● **Stated task**: Every line below should be copied exactly; drop the pictures.

***** Data section

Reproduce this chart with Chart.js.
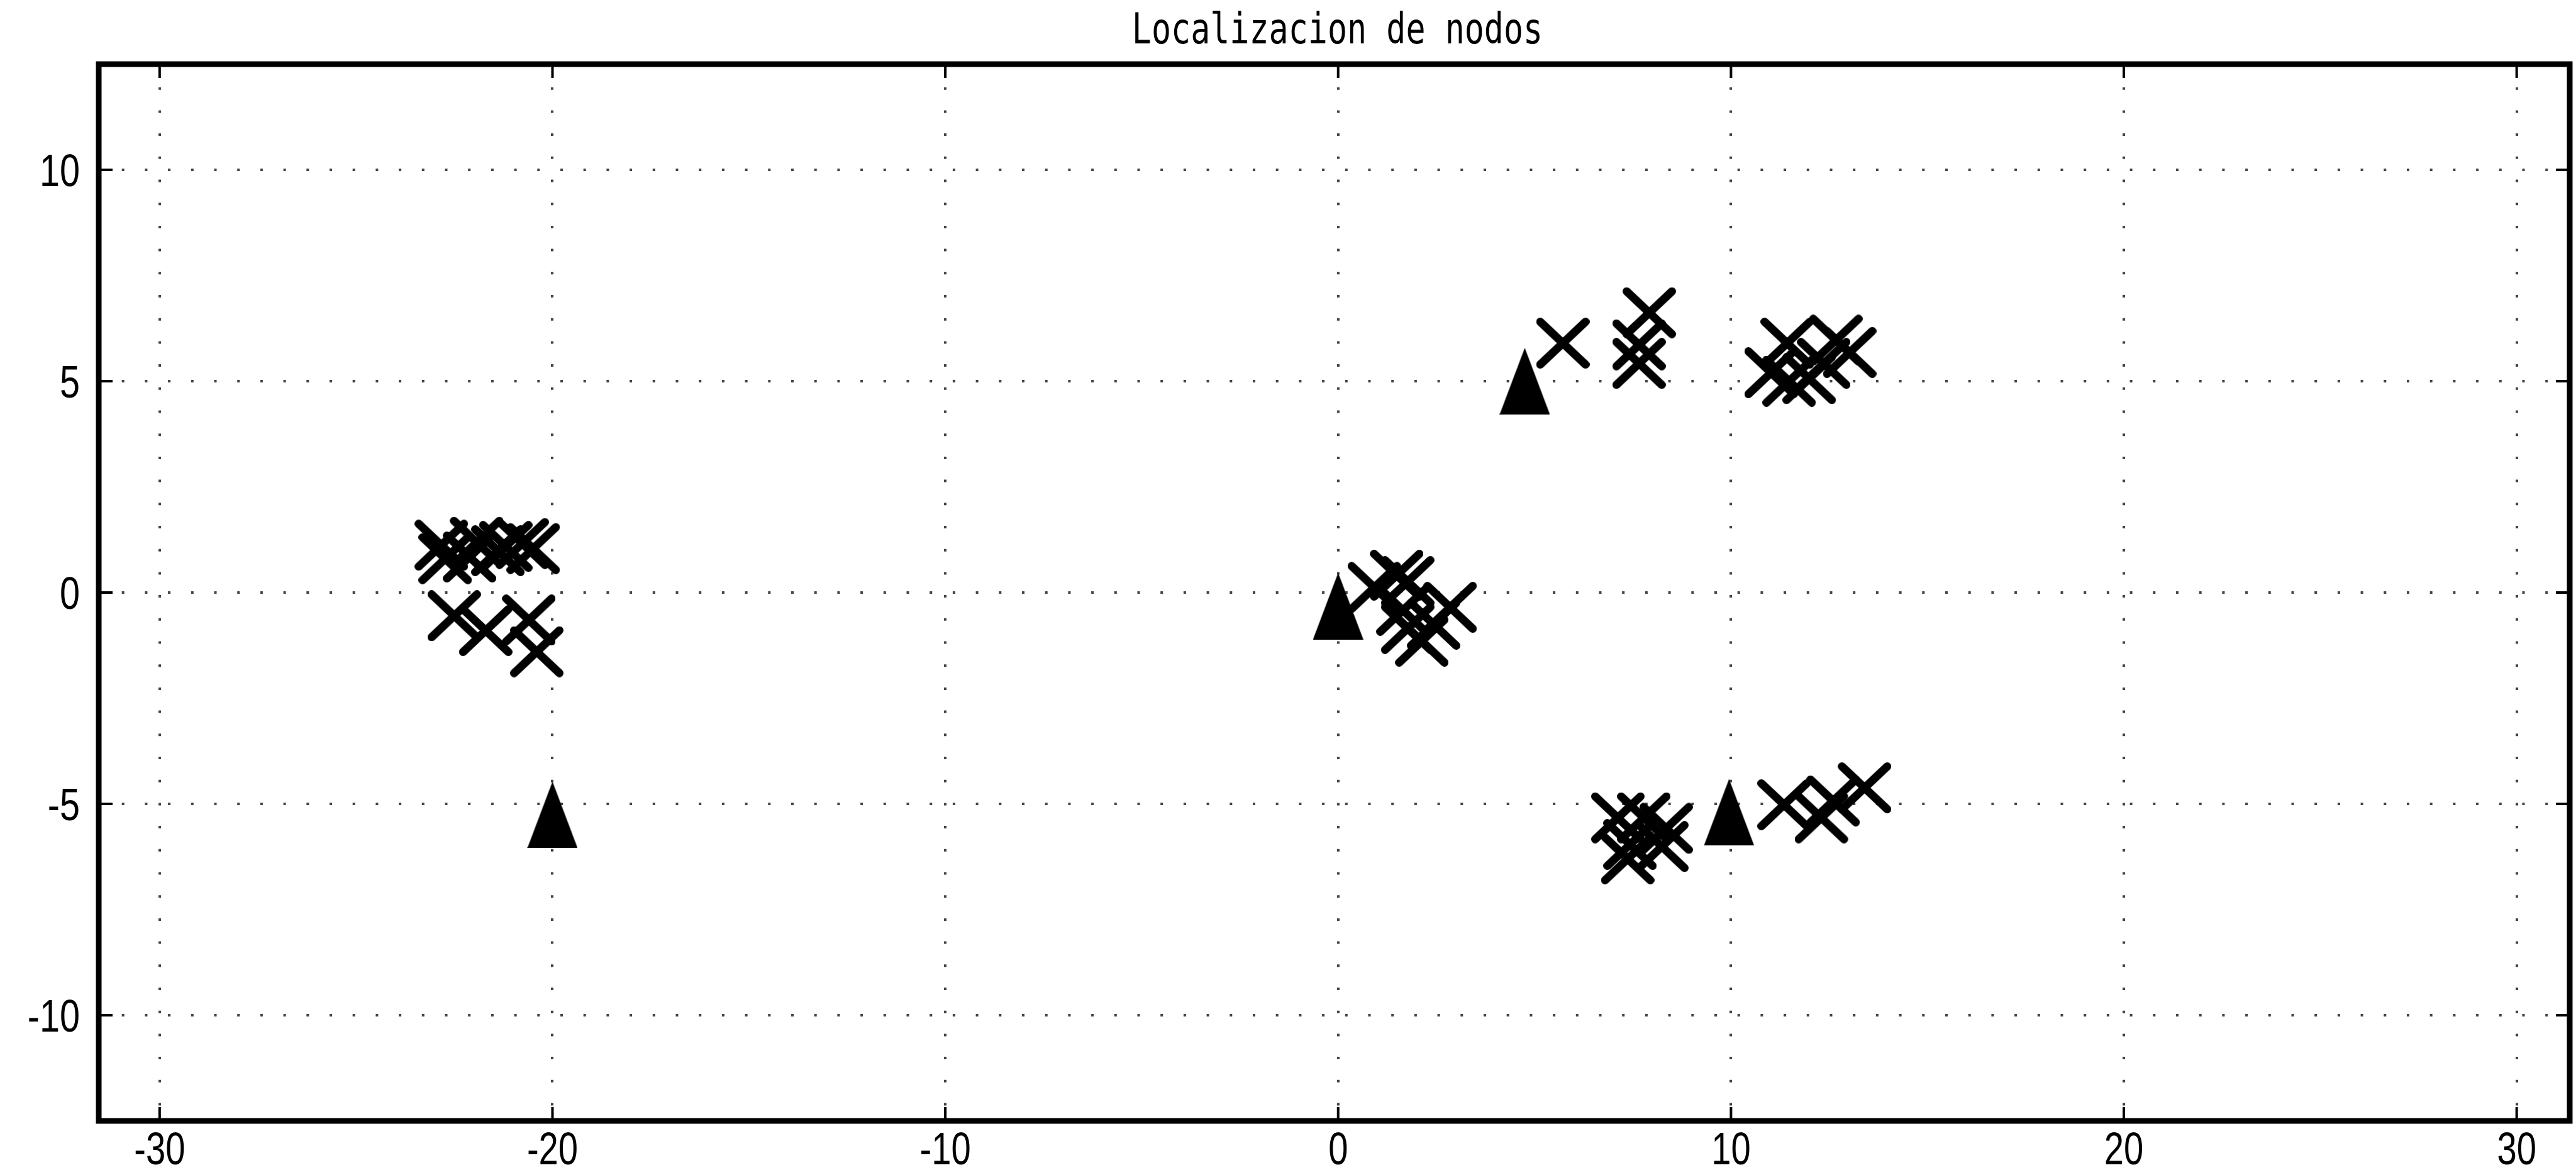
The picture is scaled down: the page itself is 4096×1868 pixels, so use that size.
<!DOCTYPE html>
<html>
<head>
<meta charset="utf-8">
<title>Localizacion de nodos</title>
<script src="https://cdn.jsdelivr.net/npm/chart.js@4.4.0/dist/chart.umd.min.js"></script>
<style>
  html, body { margin: 0; padding: 0; background: #fff; }
  canvas { display: block; }
</style>
</head>
<body>
<canvas id="nodosChart" width="4096" height="1868"></canvas>
<script>
const titleText = 'Localizacion de nodos';
const xTicks = [-30, -20, -10, 0, 10, 20, 30];
const yTicks = [-10, -5, 0, 5, 10];

// estimated node positions (drawn as x)
const nodeX = [
  -22.83, -22.73, -22.11, -21.93, -21.39, -21.19, -20.77, -20.49,
  -22.5, -21.7, -20.6, -20.4,
  0.92, 1.49, 1.77, 1.65, 1.77, 2.43, 2.85, 2.13,
  5.72, 7.92, 7.66, 7.66,
  11.43, 12.67, 13.02, 11.02, 11.48, 11.99, 12.36,
  7.12, 7.78, 8.35, 7.43, 8.24, 7.37,
  11.35, 12.3, 12.6, 13.4
];
const nodeY = [
  1.12, 0.8, 0.84, 1.19, 0.99, 1.09, 1.16, 1.04,
  -0.55, -0.9, -0.65, -1.4,
  0.12, 0.41, 0.26, -0.42, -0.85, -0.75, -0.35, -1.15,
  5.9, 6.62, 5.86, 5.42,
  5.9, 5.97, 5.68, 5.2, 5.0, 5.06, 5.42,
  -5.33, -5.33, -5.58, -5.96, -6.01, -6.3,
  -5.02, -5.33, -4.93, -4.62
];

// anchor nodes (drawn as filled triangles)
const anchorX = [-20, 0, 4.75, 9.95];
const anchorY = [-5.26, -0.32, 5.0, -5.2];

function crossMarker(w, h, lw) {
  const c = document.createElement('canvas');
  c.width = Math.ceil(w + lw);
  c.height = Math.ceil(h + lw);
  const g = c.getContext('2d');
  const p = lw / 2;
  g.strokeStyle = '#000';
  g.lineWidth = lw;
  g.lineCap = 'round';
  g.beginPath();
  g.moveTo(p, p);
  g.lineTo(p + w, p + h);
  g.moveTo(p + w, p);
  g.lineTo(p, p + h);
  g.stroke();
  return c;
}

function triangleMarker(w, h) {
  const c = document.createElement('canvas');
  c.width = w;
  c.height = h;
  const g = c.getContext('2d');
  g.fillStyle = '#000';
  g.beginPath();
  g.moveTo(w / 2, 0);
  g.lineTo(w, h);
  g.lineTo(0, h);
  g.closePath();
  g.fill();
  return c;
}

// text is squeezed horizontally to get the narrow look of the labels
function narrowText(ctx, text, x, y, align, sx) {
  ctx.save();
  ctx.translate(x, y);
  ctx.scale(sx, 1);
  ctx.textAlign = align;
  ctx.textBaseline = 'alphabetic';
  ctx.fillText(text, 0, 0);
  ctx.restore();
}

const framePlugin = {
  id: 'frame',
  afterDraw(chart) {
    const { ctx, chartArea: a, scales: { x, y } } = chart;
    ctx.save();
    ctx.strokeStyle = '#000';
    ctx.lineWidth = 9;
    ctx.strokeRect(a.left, a.top, a.right - a.left, a.bottom - a.top);

    // inward tick marks on all four sides
    ctx.lineWidth = 4;
    ctx.beginPath();
    xTicks.forEach(v => {
      const px = x.getPixelForValue(v);
      ctx.moveTo(px, a.top);
      ctx.lineTo(px, a.top + 22);
      ctx.moveTo(px, a.bottom);
      ctx.lineTo(px, a.bottom - 22);
    });
    yTicks.forEach(v => {
      const py = y.getPixelForValue(v);
      ctx.moveTo(a.left, py);
      ctx.lineTo(a.left + 22, py);
      ctx.moveTo(a.right, py);
      ctx.lineTo(a.right - 22, py);
    });
    ctx.stroke();

    ctx.fillStyle = '#000';
    ctx.font = '72px "Liberation Sans"';
    xTicks.forEach(v => narrowText(ctx, String(v), x.getPixelForValue(v), a.bottom + 69, 'center', 0.78));
    yTicks.forEach(v => narrowText(ctx, String(v), a.left - 30, y.getPixelForValue(v) + 26, 'right', 0.8));

    ctx.font = '68px "DejaVu Sans Mono"';
    narrowText(ctx, titleText, (a.left + a.right) / 2 + 5, 69, 'center', 0.76);
    ctx.restore();
  }
};

const gridStyle = { color: '#444', lineWidth: 4, drawTicks: false };
const borderStyle = { display: false, dash: [4, 32.7] };

const nodosChart = new Chart(document.getElementById('nodosChart').getContext('2d'), {
  type: 'scatter',
  data: {
    datasets: [
      {
        label: 'Nodos',
        data: nodeX.map((v, i) => ({ x: v, y: nodeY[i] })),
        pointStyle: crossMarker(72, 68, 13),
        pointRadius: 10,
        borderWidth: 0
      },
      {
        label: 'Anclas',
        data: anchorX.map((v, i) => ({ x: v, y: anchorY[i] })),
        pointStyle: triangleMarker(80, 106),
        pointRadius: 10,
        borderWidth: 0
      }
    ]
  },
  options: {
    responsive: false,
    animation: false,
    events: [],
    layout: { padding: { left: 157, right: 4, top: 102, bottom: 86 } },
    plugins: {
      legend: { display: false },
      tooltip: { enabled: false },
      title: { display: false }
    },
    scales: {
      x: {
        type: 'linear',
        min: -31.55,
        max: 31.35,
        afterBuildTicks: s => { s.ticks = xTicks.map(v => ({ value: v })); },
        ticks: { display: false },
        grid: gridStyle,
        border: borderStyle
      },
      y: {
        type: 'linear',
        min: -12.5,
        max: 12.5,
        afterBuildTicks: s => { s.ticks = yTicks.map(v => ({ value: v })); },
        ticks: { display: false },
        grid: gridStyle,
        border: borderStyle
      }
    }
  },
  plugins: [framePlugin]
});
</script>
</body>
</html>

**********

● **Exercise output**:
Reproduce this chart with Chart.js.
The picture is scaled down: the page itself is 4096×1868 pixels, so use that size.
<!DOCTYPE html>
<html>
<head>
<meta charset="utf-8">
<title>Localizacion de nodos</title>
<script src="https://cdn.jsdelivr.net/npm/chart.js@4.4.0/dist/chart.umd.min.js"></script>
<style>
  html, body { margin: 0; padding: 0; background: #fff; }
  canvas { display: block; }
</style>
</head>
<body>
<canvas id="nodosChart" width="4096" height="1868"></canvas>
<script>
const titleText = 'Localizacion de nodos';
const xTicks = [-30, -20, -10, 0, 10, 20, 30];
const yTicks = [-10, -5, 0, 5, 10];

// estimated node positions (drawn as x)
const nodeX = [
  -22.83, -22.73, -22.11, -21.93, -21.39, -21.19, -20.77, -20.49,
  -22.5, -21.7, -20.6, -20.4,
  0.92, 1.49, 1.77, 1.65, 1.77, 2.43, 2.85, 2.13,
  5.72, 7.92, 7.66, 7.66,
  11.43, 12.67, 13.02, 11.02, 11.48, 11.99, 12.36,
  7.12, 7.78, 8.35, 7.43, 8.24, 7.37,
  11.35, 12.3, 12.6, 13.4
];
const nodeY = [
  1.12, 0.8, 0.84, 1.19, 0.99, 1.09, 1.16, 1.04,
  -0.55, -0.9, -0.65, -1.4,
  0.12, 0.41, 0.26, -0.42, -0.85, -0.75, -0.35, -1.15,
  5.9, 6.62, 5.86, 5.42,
  5.9, 5.97, 5.68, 5.2, 5.0, 5.06, 5.42,
  -5.33, -5.33, -5.58, -5.96, -6.01, -6.3,
  -5.02, -5.33, -4.93, -4.62
];

// anchor nodes (drawn as filled triangles)
const anchorX = [-20, 0, 4.75, 9.95];
const anchorY = [-5.26, -0.32, 5.0, -5.2];

function crossMarker(w, h, lw) {
  const c = document.createElement('canvas');
  c.width = Math.ceil(w + lw);
  c.height = Math.ceil(h + lw);
  const g = c.getContext('2d');
  const p = lw / 2;
  g.strokeStyle = '#000';
  g.lineWidth = lw;
  g.lineCap = 'round';
  g.beginPath();
  g.moveTo(p, p);
  g.lineTo(p + w, p + h);
  g.moveTo(p + w, p);
  g.lineTo(p, p + h);
  g.stroke();
  return c;
}

function triangleMarker(w, h) {
  const c = document.createElement('canvas');
  c.width = w;
  c.height = h;
  const g = c.getContext('2d');
  g.fillStyle = '#000';
  g.beginPath();
  g.moveTo(w / 2, 0);
  g.lineTo(w, h);
  g.lineTo(0, h);
  g.closePath();
  g.fill();
  return c;
}

// text is squeezed horizontally to get the narrow look of the labels
function narrowText(ctx, text, x, y, align, sx) {
  ctx.save();
  ctx.translate(x, y);
  ctx.scale(sx, 1);
  ctx.textAlign = align;
  ctx.textBaseline = 'alphabetic';
  ctx.fillText(text, 0, 0);
  ctx.restore();
}

const framePlugin = {
  id: 'frame',
  afterDraw(chart) {
    const { ctx, chartArea: a, scales: { x, y } } = chart;
    ctx.save();
    ctx.strokeStyle = '#000';
    ctx.lineWidth = 9;
    ctx.strokeRect(a.left, a.top, a.right - a.left, a.bottom - a.top);

    // inward tick marks on all four sides
    ctx.lineWidth = 4;
    ctx.beginPath();
    xTicks.forEach(v => {
      const px = x.getPixelForValue(v);
      ctx.moveTo(px, a.top);
      ctx.lineTo(px, a.top + 22);
      ctx.moveTo(px, a.bottom);
      ctx.lineTo(px, a.bottom - 22);
    });
    yTicks.forEach(v => {
      const py = y.getPixelForValue(v);
      ctx.moveTo(a.left, py);
      ctx.lineTo(a.left + 22, py);
      ctx.moveTo(a.right, py);
      ctx.lineTo(a.right - 22, py);
    });
    ctx.stroke();

    ctx.fillStyle = '#000';
    ctx.font = '72px "Liberation Sans"';
    xTicks.forEach(v => narrowText(ctx, String(v), x.getPixelForValue(v), a.bottom + 69, 'center', 0.78));
    yTicks.forEach(v => narrowText(ctx, String(v), a.left - 30, y.getPixelForValue(v) + 26, 'right', 0.8));

    ctx.font = '68px "DejaVu Sans Mono"';
    narrowText(ctx, titleText, (a.left + a.right) / 2 + 5, 69, 'center', 0.76);
    ctx.restore();
  }
};

const gridStyle = { color: '#444', lineWidth: 4, drawTicks: false };
const borderStyle = { display: false, dash: [4, 32.7] };

const nodosChart = new Chart(document.getElementById('nodosChart').getContext('2d'), {
  type: 'scatter',
  data: {
    datasets: [
      {
        label: 'Nodos',
        data: nodeX.map((v, i) => ({ x: v, y: nodeY[i] })),
        pointStyle: crossMarker(72, 68, 13),
        pointRadius: 10,
        borderWidth: 0
      },
      {
        label: 'Anclas',
        data: anchorX.map((v, i) => ({ x: v, y: anchorY[i] })),
        pointStyle: triangleMarker(80, 106),
        pointRadius: 10,
        borderWidth: 0
      }
    ]
  },
  options: {
    responsive: false,
    animation: false,
    events: [],
    layout: { padding: { left: 157, right: 4, top: 102, bottom: 86 } },
    plugins: {
      legend: { display: false },
      tooltip: { enabled: false },
      title: { display: false }
    },
    scales: {
      x: {
        type: 'linear',
        min: -31.55,
        max: 31.35,
        afterBuildTicks: s => { s.ticks = xTicks.map(v => ({ value: v })); },
        ticks: { display: false },
        grid: gridStyle,
        border: borderStyle
      },
      y: {
        type: 'linear',
        min: -12.5,
        max: 12.5,
        afterBuildTicks: s => { s.ticks = yTicks.map(v => ({ value: v })); },
        ticks: { display: false },
        grid: gridStyle,
        border: borderStyle
      }
    }
  },
  plugins: [framePlugin]
});
</script>
</body>
</html>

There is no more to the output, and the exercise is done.